Excerpted records:
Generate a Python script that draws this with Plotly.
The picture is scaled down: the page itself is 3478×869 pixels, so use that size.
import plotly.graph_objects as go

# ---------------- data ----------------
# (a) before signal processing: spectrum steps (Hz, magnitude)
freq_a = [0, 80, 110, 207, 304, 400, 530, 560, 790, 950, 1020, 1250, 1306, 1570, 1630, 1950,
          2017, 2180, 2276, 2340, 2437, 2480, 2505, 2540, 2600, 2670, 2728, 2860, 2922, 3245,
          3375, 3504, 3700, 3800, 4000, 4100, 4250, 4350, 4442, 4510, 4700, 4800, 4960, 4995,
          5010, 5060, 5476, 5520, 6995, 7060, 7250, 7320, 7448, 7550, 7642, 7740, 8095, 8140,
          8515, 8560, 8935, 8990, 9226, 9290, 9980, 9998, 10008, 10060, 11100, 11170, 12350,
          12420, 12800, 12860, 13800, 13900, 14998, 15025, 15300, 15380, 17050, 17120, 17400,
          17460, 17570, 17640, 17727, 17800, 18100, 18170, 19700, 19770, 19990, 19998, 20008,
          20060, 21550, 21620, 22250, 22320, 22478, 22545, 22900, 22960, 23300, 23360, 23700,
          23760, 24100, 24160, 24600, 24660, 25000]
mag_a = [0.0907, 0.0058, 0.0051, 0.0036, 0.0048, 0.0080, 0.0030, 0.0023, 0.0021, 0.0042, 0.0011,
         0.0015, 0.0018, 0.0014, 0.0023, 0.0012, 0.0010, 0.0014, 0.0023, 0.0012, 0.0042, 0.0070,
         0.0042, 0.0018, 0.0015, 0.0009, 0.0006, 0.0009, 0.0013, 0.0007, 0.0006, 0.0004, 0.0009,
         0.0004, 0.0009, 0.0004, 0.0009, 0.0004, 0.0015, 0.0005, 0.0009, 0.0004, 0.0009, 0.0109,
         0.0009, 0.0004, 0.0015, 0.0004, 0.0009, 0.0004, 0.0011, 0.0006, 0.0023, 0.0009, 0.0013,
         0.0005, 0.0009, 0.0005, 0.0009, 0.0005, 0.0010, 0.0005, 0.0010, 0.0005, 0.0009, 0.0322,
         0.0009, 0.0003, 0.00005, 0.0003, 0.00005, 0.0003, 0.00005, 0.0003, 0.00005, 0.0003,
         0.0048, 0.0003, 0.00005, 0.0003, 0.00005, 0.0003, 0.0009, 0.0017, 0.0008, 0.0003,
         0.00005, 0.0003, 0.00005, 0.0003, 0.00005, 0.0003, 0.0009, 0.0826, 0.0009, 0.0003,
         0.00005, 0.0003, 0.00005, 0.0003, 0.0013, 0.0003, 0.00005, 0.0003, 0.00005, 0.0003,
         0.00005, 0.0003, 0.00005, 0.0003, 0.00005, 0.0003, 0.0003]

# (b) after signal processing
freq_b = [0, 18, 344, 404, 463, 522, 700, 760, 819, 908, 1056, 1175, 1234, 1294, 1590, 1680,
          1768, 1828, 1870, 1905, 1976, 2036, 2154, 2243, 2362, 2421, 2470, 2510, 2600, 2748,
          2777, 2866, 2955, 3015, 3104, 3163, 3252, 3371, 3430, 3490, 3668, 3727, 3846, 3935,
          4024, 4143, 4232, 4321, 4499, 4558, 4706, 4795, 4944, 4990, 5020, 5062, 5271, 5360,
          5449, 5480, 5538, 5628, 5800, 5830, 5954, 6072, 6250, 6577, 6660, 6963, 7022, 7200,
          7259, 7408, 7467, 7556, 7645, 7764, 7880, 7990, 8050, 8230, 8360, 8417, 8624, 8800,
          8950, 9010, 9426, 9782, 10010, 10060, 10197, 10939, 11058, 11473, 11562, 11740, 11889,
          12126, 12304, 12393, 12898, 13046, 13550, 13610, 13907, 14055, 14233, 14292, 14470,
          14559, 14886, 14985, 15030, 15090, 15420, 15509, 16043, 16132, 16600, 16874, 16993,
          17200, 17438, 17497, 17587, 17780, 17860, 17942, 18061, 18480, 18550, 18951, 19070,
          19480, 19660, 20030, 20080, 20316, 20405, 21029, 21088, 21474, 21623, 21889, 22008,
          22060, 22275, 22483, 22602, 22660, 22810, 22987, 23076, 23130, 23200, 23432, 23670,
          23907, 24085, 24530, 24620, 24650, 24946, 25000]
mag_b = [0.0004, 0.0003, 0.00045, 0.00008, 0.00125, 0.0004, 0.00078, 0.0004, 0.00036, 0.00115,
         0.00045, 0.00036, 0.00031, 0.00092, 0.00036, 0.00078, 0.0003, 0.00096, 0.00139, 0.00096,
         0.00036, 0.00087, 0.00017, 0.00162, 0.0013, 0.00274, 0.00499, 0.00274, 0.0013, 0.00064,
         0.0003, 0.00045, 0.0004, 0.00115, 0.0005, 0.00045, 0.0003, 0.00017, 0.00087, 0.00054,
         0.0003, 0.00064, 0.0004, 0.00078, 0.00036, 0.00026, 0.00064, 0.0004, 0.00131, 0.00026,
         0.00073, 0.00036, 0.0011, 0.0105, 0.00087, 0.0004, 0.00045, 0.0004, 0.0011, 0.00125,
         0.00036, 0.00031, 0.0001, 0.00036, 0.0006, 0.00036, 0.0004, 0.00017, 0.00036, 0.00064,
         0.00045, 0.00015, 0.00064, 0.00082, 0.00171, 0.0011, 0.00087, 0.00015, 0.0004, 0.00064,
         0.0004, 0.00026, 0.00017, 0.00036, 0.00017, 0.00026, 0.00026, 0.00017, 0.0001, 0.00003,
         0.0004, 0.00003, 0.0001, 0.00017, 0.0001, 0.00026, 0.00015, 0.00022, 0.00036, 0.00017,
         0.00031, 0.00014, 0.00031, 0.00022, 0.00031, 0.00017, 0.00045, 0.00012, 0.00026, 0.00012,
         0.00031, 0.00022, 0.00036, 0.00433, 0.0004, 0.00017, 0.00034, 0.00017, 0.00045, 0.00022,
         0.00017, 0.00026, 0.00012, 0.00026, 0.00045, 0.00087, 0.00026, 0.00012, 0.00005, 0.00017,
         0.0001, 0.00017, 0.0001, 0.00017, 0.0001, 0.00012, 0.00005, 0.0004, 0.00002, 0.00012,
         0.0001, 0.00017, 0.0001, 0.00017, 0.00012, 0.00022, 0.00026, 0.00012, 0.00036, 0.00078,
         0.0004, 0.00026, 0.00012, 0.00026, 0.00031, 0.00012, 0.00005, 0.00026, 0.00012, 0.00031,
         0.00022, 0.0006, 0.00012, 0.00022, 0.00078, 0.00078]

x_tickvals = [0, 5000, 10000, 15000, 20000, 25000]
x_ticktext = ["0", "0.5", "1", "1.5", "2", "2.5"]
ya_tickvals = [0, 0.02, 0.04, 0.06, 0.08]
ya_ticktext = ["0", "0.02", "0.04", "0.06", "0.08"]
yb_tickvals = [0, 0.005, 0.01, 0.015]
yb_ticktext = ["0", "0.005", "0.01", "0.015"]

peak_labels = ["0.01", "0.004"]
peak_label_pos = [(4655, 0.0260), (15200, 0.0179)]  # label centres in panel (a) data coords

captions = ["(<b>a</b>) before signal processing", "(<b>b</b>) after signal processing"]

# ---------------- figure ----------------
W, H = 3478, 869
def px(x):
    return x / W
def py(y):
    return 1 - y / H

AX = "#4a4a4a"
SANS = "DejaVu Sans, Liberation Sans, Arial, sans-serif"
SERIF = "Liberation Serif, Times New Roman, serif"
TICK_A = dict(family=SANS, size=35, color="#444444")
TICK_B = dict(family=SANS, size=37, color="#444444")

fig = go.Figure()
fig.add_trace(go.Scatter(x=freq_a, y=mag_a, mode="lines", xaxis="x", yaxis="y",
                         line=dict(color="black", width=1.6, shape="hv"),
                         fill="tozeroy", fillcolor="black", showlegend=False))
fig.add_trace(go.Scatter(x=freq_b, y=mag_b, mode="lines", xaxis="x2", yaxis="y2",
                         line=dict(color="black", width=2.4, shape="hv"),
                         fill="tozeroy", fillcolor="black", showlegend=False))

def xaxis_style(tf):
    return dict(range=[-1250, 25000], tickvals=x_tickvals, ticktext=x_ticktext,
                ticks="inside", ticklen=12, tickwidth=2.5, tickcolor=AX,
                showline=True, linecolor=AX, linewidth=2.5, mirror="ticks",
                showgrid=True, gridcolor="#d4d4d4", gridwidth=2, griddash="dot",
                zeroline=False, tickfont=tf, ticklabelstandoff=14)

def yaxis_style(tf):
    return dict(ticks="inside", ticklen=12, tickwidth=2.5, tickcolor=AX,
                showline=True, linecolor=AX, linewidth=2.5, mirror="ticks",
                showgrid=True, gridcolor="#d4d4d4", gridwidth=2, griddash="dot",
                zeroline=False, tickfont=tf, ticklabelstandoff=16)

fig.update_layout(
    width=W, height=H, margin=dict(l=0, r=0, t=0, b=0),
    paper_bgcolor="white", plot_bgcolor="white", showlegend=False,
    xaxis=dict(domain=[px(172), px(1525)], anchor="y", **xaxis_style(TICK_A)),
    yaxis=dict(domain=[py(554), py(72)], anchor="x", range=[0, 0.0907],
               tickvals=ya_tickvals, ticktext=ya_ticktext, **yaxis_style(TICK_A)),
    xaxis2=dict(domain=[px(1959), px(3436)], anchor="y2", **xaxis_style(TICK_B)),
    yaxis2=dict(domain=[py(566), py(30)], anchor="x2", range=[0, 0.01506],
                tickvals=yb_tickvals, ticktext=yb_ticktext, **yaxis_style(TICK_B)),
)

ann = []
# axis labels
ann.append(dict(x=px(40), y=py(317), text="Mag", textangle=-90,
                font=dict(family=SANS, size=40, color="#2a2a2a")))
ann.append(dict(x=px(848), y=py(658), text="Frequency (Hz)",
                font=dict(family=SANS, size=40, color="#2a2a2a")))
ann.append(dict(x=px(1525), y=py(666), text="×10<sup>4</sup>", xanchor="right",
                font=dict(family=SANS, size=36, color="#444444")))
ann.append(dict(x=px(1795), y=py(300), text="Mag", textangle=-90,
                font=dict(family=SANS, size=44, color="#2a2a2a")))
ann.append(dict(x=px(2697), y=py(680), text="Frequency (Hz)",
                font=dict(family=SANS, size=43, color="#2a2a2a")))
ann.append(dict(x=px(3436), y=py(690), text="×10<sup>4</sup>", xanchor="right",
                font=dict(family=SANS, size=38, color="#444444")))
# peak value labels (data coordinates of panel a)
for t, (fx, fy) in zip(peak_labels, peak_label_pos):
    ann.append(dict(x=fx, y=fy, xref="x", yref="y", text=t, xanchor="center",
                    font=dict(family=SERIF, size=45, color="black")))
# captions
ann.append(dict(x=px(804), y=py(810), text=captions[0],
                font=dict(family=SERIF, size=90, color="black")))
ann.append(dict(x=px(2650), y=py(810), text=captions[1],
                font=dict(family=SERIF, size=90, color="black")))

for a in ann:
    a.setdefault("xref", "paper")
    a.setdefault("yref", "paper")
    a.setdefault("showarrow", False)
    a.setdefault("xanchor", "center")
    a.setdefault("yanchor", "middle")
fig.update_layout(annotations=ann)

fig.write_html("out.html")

---

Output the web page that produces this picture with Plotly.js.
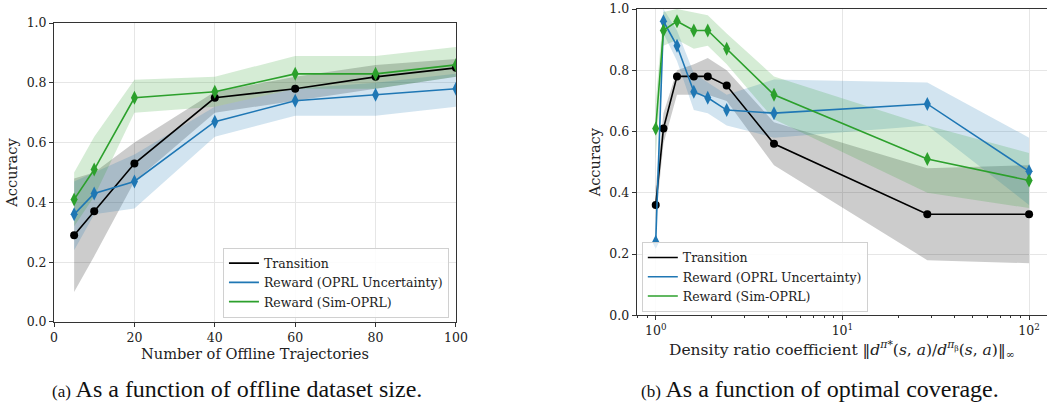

Task description:
Give back, word for word, each line from the one containing "Generate a Python" down to the one containing "import plotly.graph_objects as go", including those two lines.

Completed exercise:
Generate a Python script that draws this with Plotly.
The picture is scaled down: the page itself is 3478×869 pixels, so use that size.
import plotly.graph_objects as go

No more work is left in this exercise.